The analysis and simulation of microstructures in solids has gained crucial importance, virtue of the influence of all microstructural characteristics on a material's macroscopic, mechanical behavior. In particular, the arrangement of dislocations and other lattice defects to particular structures and patterns on the microscale as well as the resultant inhomogeneous distribution of localized strain results in a highly altered stress-strain response. Energetic models predicting the mechanical properties are commonly based on thermodynamic variational principles. Modeling the material response in finite strain crystal plasticity very often results in a non-convex variational problem so that the minimizing deformation fields are no longer continuous but exhibit small-scale fluctuations related to probability distributions of deformation gradients to be calculated via energy relaxation.
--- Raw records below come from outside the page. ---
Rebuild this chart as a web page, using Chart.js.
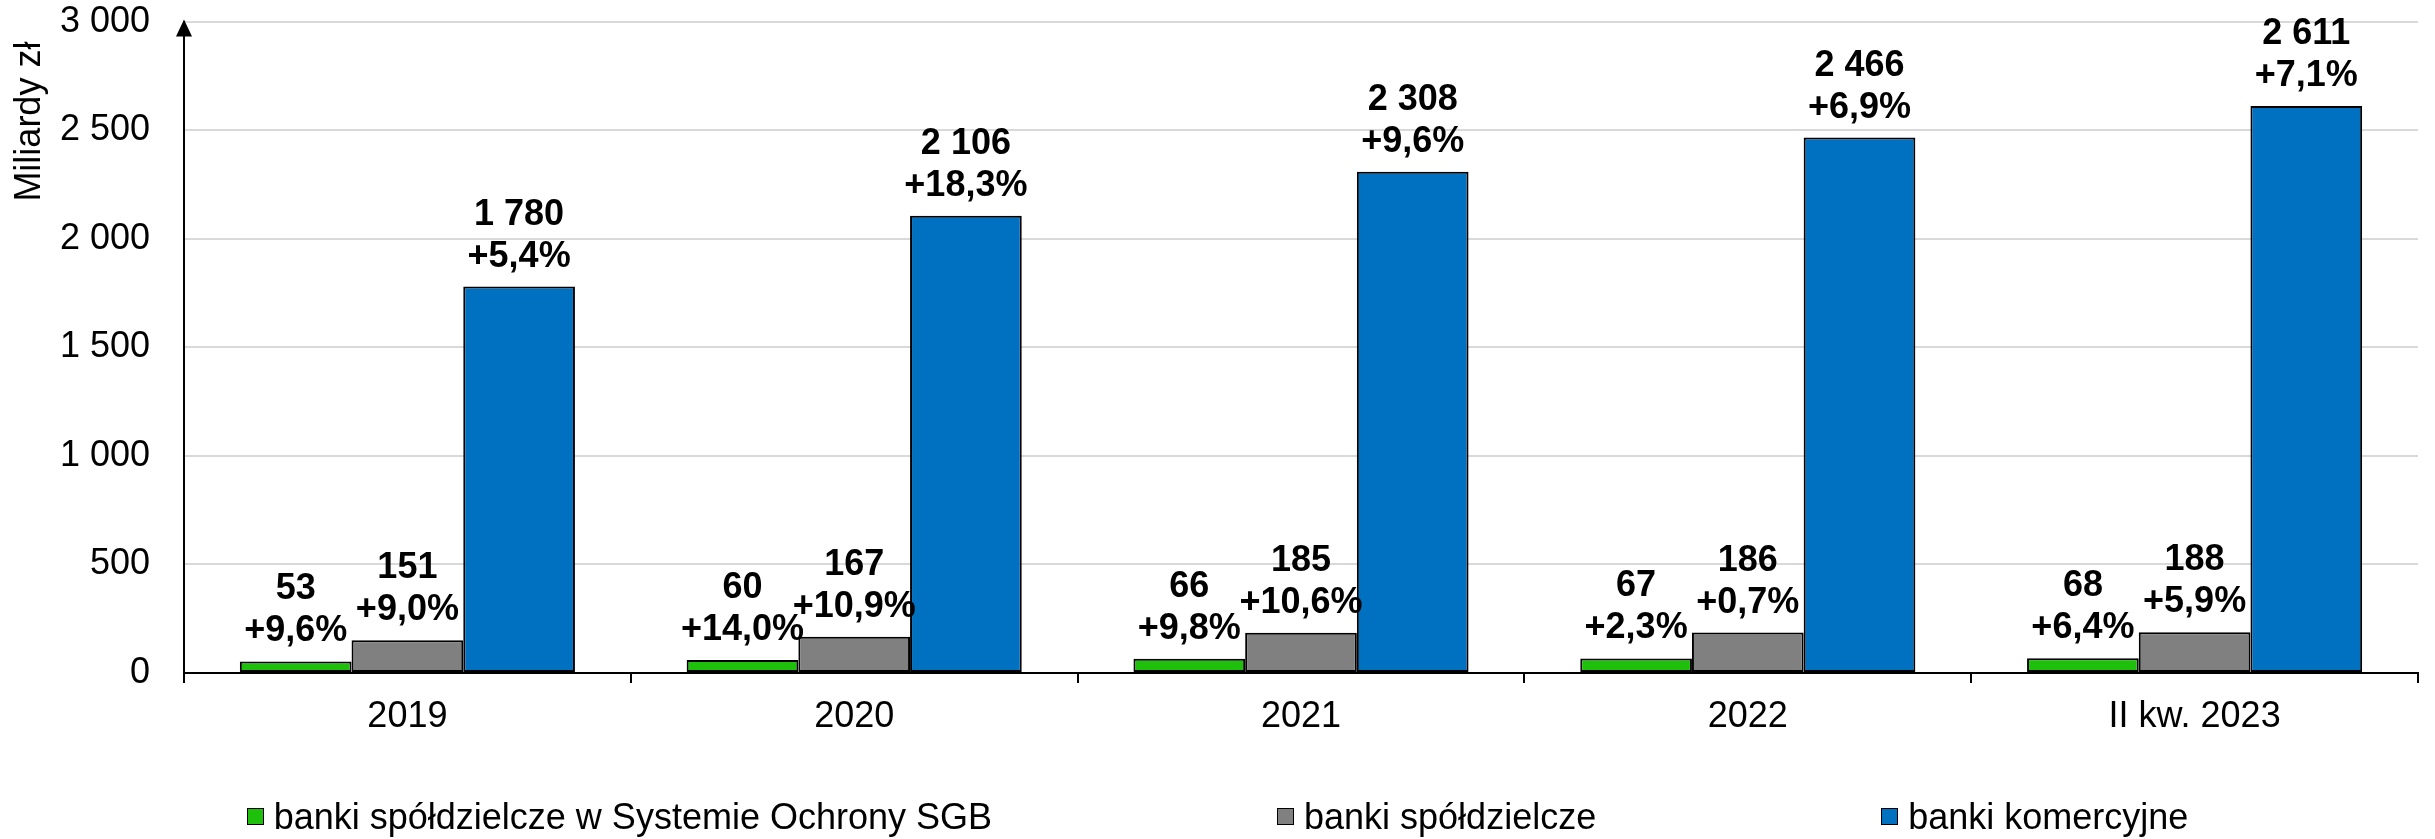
<!DOCTYPE html>
<html>
<head>
    <title>Banki - aktywa</title>
    <script src="https://cdn.jsdelivr.net/npm/chart.js@4.4.0/dist/chart.umd.min.js"></script>
    <style>
        body { margin: 0; background: #fff; font-family: "Liberation Sans", Arial, sans-serif; }
        #wrap { position: relative; width: 2435px; height: 839px; }
        #legend { position: absolute; left: 0; top: 795px; width: 100%; display: flex; justify-content: center; gap: 285px; font-size: 36px; line-height: 43px; color: #000; }
        #legend .item { display: flex; align-items: center; }
        #legend .box { width: 15px; height: 15px; border: 1.5px solid #000; margin-right: 10px; }
    </style>
</head>
<body>

<div id="wrap">
    <canvas id="banksChart"></canvas>
    <div id="legend"></div>
</div>

<script>
    // categories and series
    var years = ['2019', '2020', '2021', '2022', 'II kw. 2023'];
    var seriesNames = ['banki spółdzielcze w Systemie Ochrony SGB', 'banki spółdzielcze', 'banki komercyjne'];
    var seriesColors = ['#1fc00b', '#808080', '#0070c0'];

    var sgbValues = [53, 60, 66, 67, 68];
    var sgbGrowth = [9.6, 14.0, 9.8, 2.3, 6.4];
    var coopValues = [151, 167, 185, 186, 188];
    var coopGrowth = [9.0, 10.9, 10.6, 0.7, 5.9];
    var commValues = [1780, 2106, 2308, 2466, 2611];
    var commGrowth = [5.4, 18.3, 9.6, 6.9, 7.1];

    var yTicks = [0, 500, 1000, 1500, 2000, 2500, 3000];

    function spaced(v) {
        return String(v).replace(/\B(?=(\d{3})+(?!\d))/g, ' ');
    }
    function pct(v) {
        return '+' + v.toFixed(1).replace('.', ',') + '%';
    }

    Chart.defaults.font.family = '"Liberation Sans", Arial, sans-serif';
    Chart.defaults.font.size = 36;
    Chart.defaults.color = '#000';

    // value + growth labels above each bar
    var barLabels = {
        id: 'barLabels',
        afterDatasetsDraw: function (chart) {
            var ctx = chart.ctx;
            ctx.save();
            ctx.font = 'bold 36px "Liberation Sans", Arial, sans-serif';
            ctx.fillStyle = '#000';
            ctx.textAlign = 'center';
            ctx.textBaseline = 'alphabetic';
            chart.data.datasets.forEach(function (ds, i) {
                chart.getDatasetMeta(i).data.forEach(function (bar, j) {
                    ctx.fillText(spaced(ds.data[j]), bar.x, bar.y - 62);
                    ctx.fillText(pct(ds.growth[j]), bar.x, bar.y - 20);
                });
            });
            ctx.restore();
        }
    };

    // arrow head on top of the y axis
    var axisArrow = {
        id: 'axisArrow',
        afterDraw: function (chart) {
            var ctx = chart.ctx, a = chart.chartArea;
            ctx.save();
            ctx.fillStyle = '#000';
            ctx.beginPath();
            ctx.moveTo(a.left, a.top - 2);
            ctx.lineTo(a.left - 8, a.top + 15);
            ctx.lineTo(a.left + 8, a.top + 15);
            ctx.closePath();
            ctx.fill();
            ctx.restore();
        }
    };

    var ctx = document.getElementById('banksChart').getContext('2d');
    var chart = new Chart(ctx, {
        type: 'bar',
        data: {
            labels: years,
            datasets: [
                { label: seriesNames[0], data: sgbValues, growth: sgbGrowth, backgroundColor: seriesColors[0] },
                { label: seriesNames[1], data: coopValues, growth: coopGrowth, backgroundColor: seriesColors[1] },
                { label: seriesNames[2], data: commValues, growth: commGrowth, backgroundColor: seriesColors[2] }
            ]
        },
        options: {
            responsive: true,
            maintainAspectRatio: false,
            animation: false,
            layout: { padding: { left: 0, top: 0, right: 17, bottom: 96 } },
            datasets: {
                bar: {
                    categoryPercentage: 0.75,
                    barPercentage: 1,
                    borderColor: '#000',
                    borderWidth: 2,
                    borderSkipped: false
                }
            },
            plugins: {
                legend: { display: false },
                tooltip: { enabled: false }
            },
            scales: {
                x: {
                    grid: { display: true, drawOnChartArea: false, drawTicks: true, tickLength: 10, color: '#000', lineWidth: 2, offset: true },
                    border: { color: '#000', width: 2 },
                    ticks: { padding: 12, font: { size: 36 } },
                    afterFit: function (s) { s.height = 70; }
                },
                y: {
                    min: 0,
                    max: 3000,
                    afterBuildTicks: function (s) { s.ticks = yTicks.map(function (v) { return { value: v }; }); },
                    grid: { color: '#d9d9d9', lineWidth: 2, drawTicks: true, tickLength: 34, tickColor: 'rgba(0,0,0,0)' },
                    border: { color: '#000', width: 2 },
                    ticks: { padding: 0, font: { size: 36 }, callback: function (v) { return spaced(v); } },
                    // two trailing no-break spaces nudge the end-aligned title down a little
                    title: { display: true, text: 'Miliardy zł\u00a0\u00a0', align: 'end', font: { size: 36 }, padding: { top: 8, bottom: 0 } },
                    afterFit: function (s) { s.width = 184; }
                }
            }
        },
        plugins: [barLabels, axisArrow]
    });

    // legend below the chart
    var legend = document.getElementById('legend');
    seriesNames.forEach(function (name, i) {
        var item = document.createElement('div');
        item.className = 'item';
        var box = document.createElement('span');
        box.className = 'box';
        box.style.background = seriesColors[i];
        var txt = document.createElement('span');
        txt.textContent = name;
        item.appendChild(box);
        item.appendChild(txt);
        legend.appendChild(item);
    });
</script>
</body>
</html>
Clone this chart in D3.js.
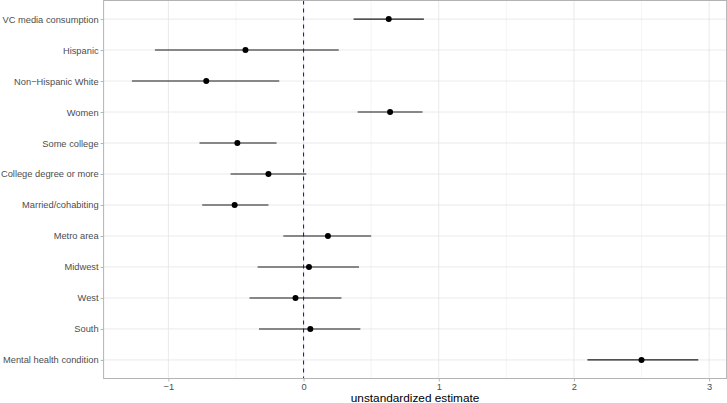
<!DOCTYPE html>
<html>
<head>
<meta charset="utf-8">
<script src="https://d3js.org/d3.v7.min.js"></script>
<style>
  body { margin: 0; background: #fff; }
  text { font-family: "Liberation Sans", Arial, sans-serif; }
</style>
</head>
<body>
<svg width="727" height="403"></svg>
<script>
// terms, top to bottom
var terms = ["VC media consumption", "Hispanic", "Non\u2212Hispanic White", "Women",
  "Some college", "College degree or more", "Married/cohabiting", "Metro area",
  "Midwest", "West", "South", "Mental health condition"];
var estimate = [0.63, -0.43, -0.72, 0.64, -0.49, -0.26, -0.51, 0.18, 0.04, -0.06, 0.05, 2.50];
var lower    = [0.37, -1.10, -1.27, 0.40, -0.77, -0.54, -0.75, -0.15, -0.34, -0.40, -0.33, 2.10];
var upper    = [0.89, 0.26, -0.18, 0.88, -0.20, 0.02, -0.26, 0.50, 0.41, 0.28, 0.42, 2.92];
var xTicks = [-1, 0, 1, 2, 3];
var xMinor = [-0.5, 0.5, 1.5, 2.5];

var svg = d3.select("svg");
var pLeft = 103.6, pRight = 726.6, pTop = 0.5, pBottom = 378.5;

// ggplot style 5% expansion
var lo = d3.min(lower), hi = d3.max(upper), pad = (hi - lo) * 0.05;
var x = d3.scaleLinear().domain([lo - pad, hi + pad]).range([pLeft, pRight]);
var y = d3.scalePoint().domain(terms).range([pTop, pBottom]).padding(0.6);

// grid
var grid = svg.append("g");
grid.selectAll(".minor").data(xMinor).enter().append("line")
  .attr("x1", function(d) { return x(d); }).attr("x2", function(d) { return x(d); })
  .attr("y1", pTop).attr("y2", pBottom)
  .attr("stroke", "#efefef").attr("stroke-width", 0.6);
grid.selectAll(".major").data(xTicks).enter().append("line")
  .attr("x1", function(d) { return x(d); }).attr("x2", function(d) { return x(d); })
  .attr("y1", pTop).attr("y2", pBottom)
  .attr("stroke", "#e4e4e4").attr("stroke-width", 0.8);
grid.selectAll(".hline").data(terms).enter().append("line")
  .attr("x1", pLeft).attr("x2", pRight)
  .attr("y1", function(d) { return y(d); }).attr("y2", function(d) { return y(d); })
  .attr("stroke", "#e4e4e4").attr("stroke-width", 0.8);

// zero reference line
svg.append("line")
  .attr("x1", x(0)).attr("x2", x(0)).attr("y1", pTop).attr("y2", pBottom)
  .attr("stroke", "#0000ff").attr("stroke-width", 1)
  .attr("stroke-dasharray", "4,4");

// intervals and points
var rows = terms.map(function(t, i) {
  return { term: t, est: estimate[i], lo: lower[i], hi: upper[i] };
});
svg.append("g").selectAll("line").data(rows).enter().append("line")
  .attr("x1", function(d) { return x(d.lo); })
  .attr("x2", function(d) { return x(d.hi); })
  .attr("y1", function(d) { return y(d.term); })
  .attr("y2", function(d) { return y(d.term); })
  .attr("stroke", "#1a1a1a").attr("stroke-width", 1.1);
svg.append("g").selectAll("circle").data(rows).enter().append("circle")
  .attr("cx", function(d) { return x(d.est); })
  .attr("cy", function(d) { return y(d.term); })
  .attr("r", 3).attr("fill", "#000");

// panel border
svg.append("rect")
  .attr("x", pLeft).attr("y", pTop)
  .attr("width", pRight - pLeft).attr("height", pBottom - pTop)
  .attr("fill", "none").attr("stroke", "#b3b3b3").attr("stroke-width", 1);

// axes
var xAxis = svg.append("g")
  .attr("transform", "translate(0," + pBottom + ")")
  .call(d3.axisBottom(x).tickValues(xTicks).tickSize(3).tickPadding(1.5)
    .tickFormat(function(d) { return d < 0 ? "\u2212" + Math.abs(d) : d; }));
var yAxis = svg.append("g")
  .attr("transform", "translate(" + pLeft + ",0)")
  .call(d3.axisLeft(y).tickSize(3).tickPadding(2));

[xAxis, yAxis].forEach(function(a) {
  a.select(".domain").remove();
  a.selectAll(".tick line").attr("stroke", "#b3b3b3");
  a.selectAll(".tick text")
    .attr("fill", "#4d4d4d")
    .style("font-size", "9.3px")
    .style("font-family", "'Liberation Sans', Arial, sans-serif");
});

svg.append("text")
  .attr("x", (pLeft + pRight) / 2).attr("y", 401.5)
  .attr("text-anchor", "middle")
  .style("font-size", "11.8px")
  .attr("fill", "#000")
  .text("unstandardized estimate");
</script>
</body>
</html>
This results in fine structures that can be interpreted as the observed microstructures. In this paper, we first review the underlying variational principles for inelastic materials. We then propose an analytical partial relaxation of a Neo-Hookean energy formulation, based on the assumption of a first-order laminate microstructure, thus approximating the relaxed energy by an upper bound of the rank-one-convex hull. The semi-relaxed energy can be employed to investigate elasto-plastic models with a single as well as multiple active slip systems. Based on the minimization of a Lagrange functional (consisting of the sum of energy rate and dissipation potential), we outline an incremental strategy to model the time-continuous evolution of the laminate microstructure, then present a numerical scheme by means of which the microstructure development can be computed, and show numerical results for particular examples in single- and double-slip plasticity. We discuss the influence of hardening and of slip system orientations in the present model. In contrast to many approaches before, we do not minimize a condensed energy functional. Instead, we incrementally solve the evolution equations at each time step and account for the actual microstructural changes during each time step. Results indicate a reduction in energy when compared to those theories based on a condensed energy functional.